Enseigner des techniques spécifiques pour analyser les erreurs et en tirer des enseignements utiles.
Travailler sur la résilience émotionnelle pour mieux gérer les sentiments négatifs associés à l’échec.
Vers une compréhension plus nuancée de l’apprentissage par l’erreur
Cette étude nous invite à repenser notre approche de l’échec et de l’apprentissage. Plutôt que de considérer l’erreur comme un professeur infaillible, nous devrions la voir comme une opportunité d’apprentissage qui nécessite une réflexion active et des efforts conscients.
L’idée que nous apprenons automatiquement de nos erreurs est séduisante, mais potentiellement trompeuse. En réalité, tirer des leçons de nos échecs est un processus complexe qui demande de la perspicacité, de la persévérance et une bonne dose d’humilité.
En adoptant une approche plus nuancée et réaliste de l’apprentissage par l’erreur, nous pouvons maximiser nos chances de croissance personnelle et professionnelle.

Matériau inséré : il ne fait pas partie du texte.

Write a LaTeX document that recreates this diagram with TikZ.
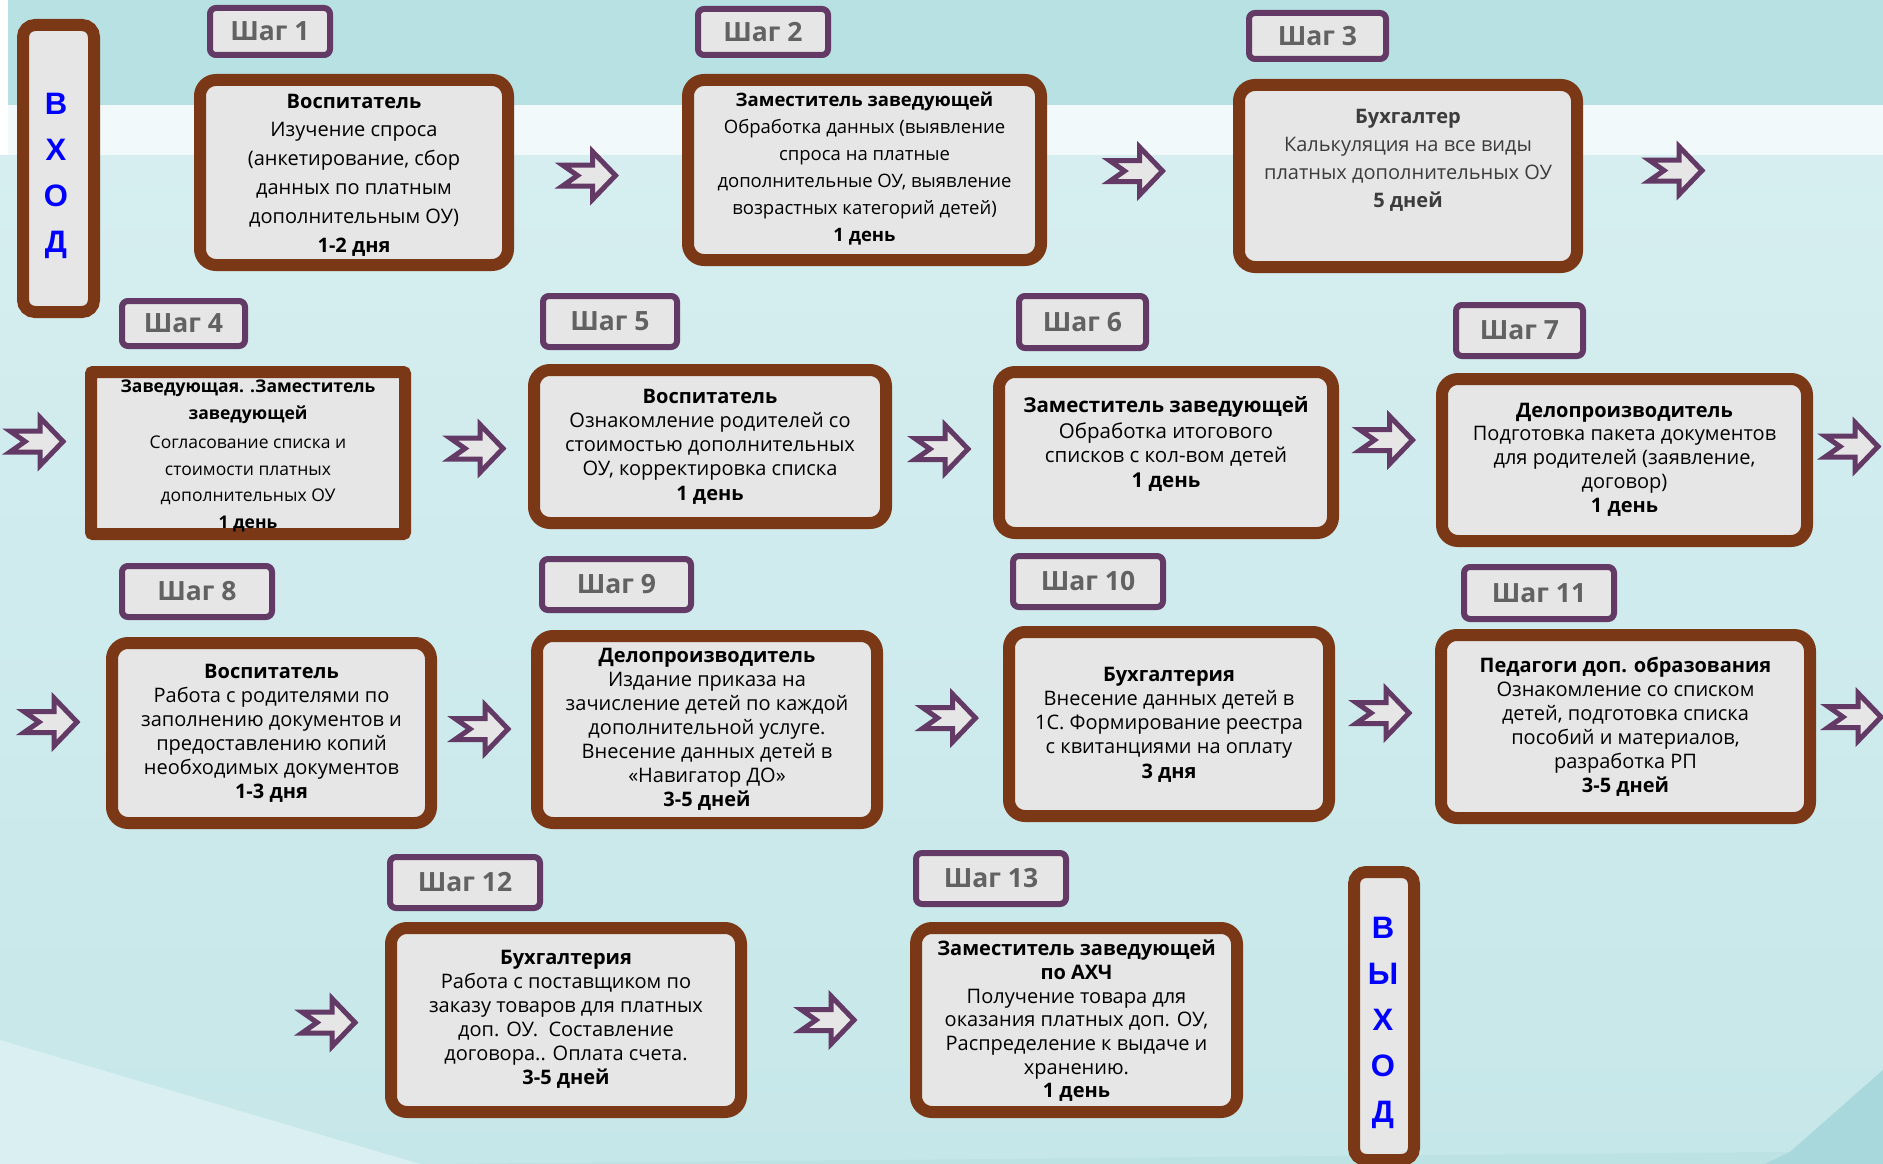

Cela implique de reconnaître que l’échec n’est ni un obstacle insurmontable, ni une garantie de progrès, mais plutôt une expérience qui, bien gérée, peut nous aider à évoluer et à nous améliorer.
Finalement, cette étude nous rappelle que la véritable sagesse ne réside pas dans l’absence d’erreurs, mais dans notre capacité à les transformer en opportunités d’apprentissage et de croissance. C’est en cultivant cette aptitude que nous pourrons véritablement tirer le meilleur de nos expériences, qu’elles soient positives ou négatives.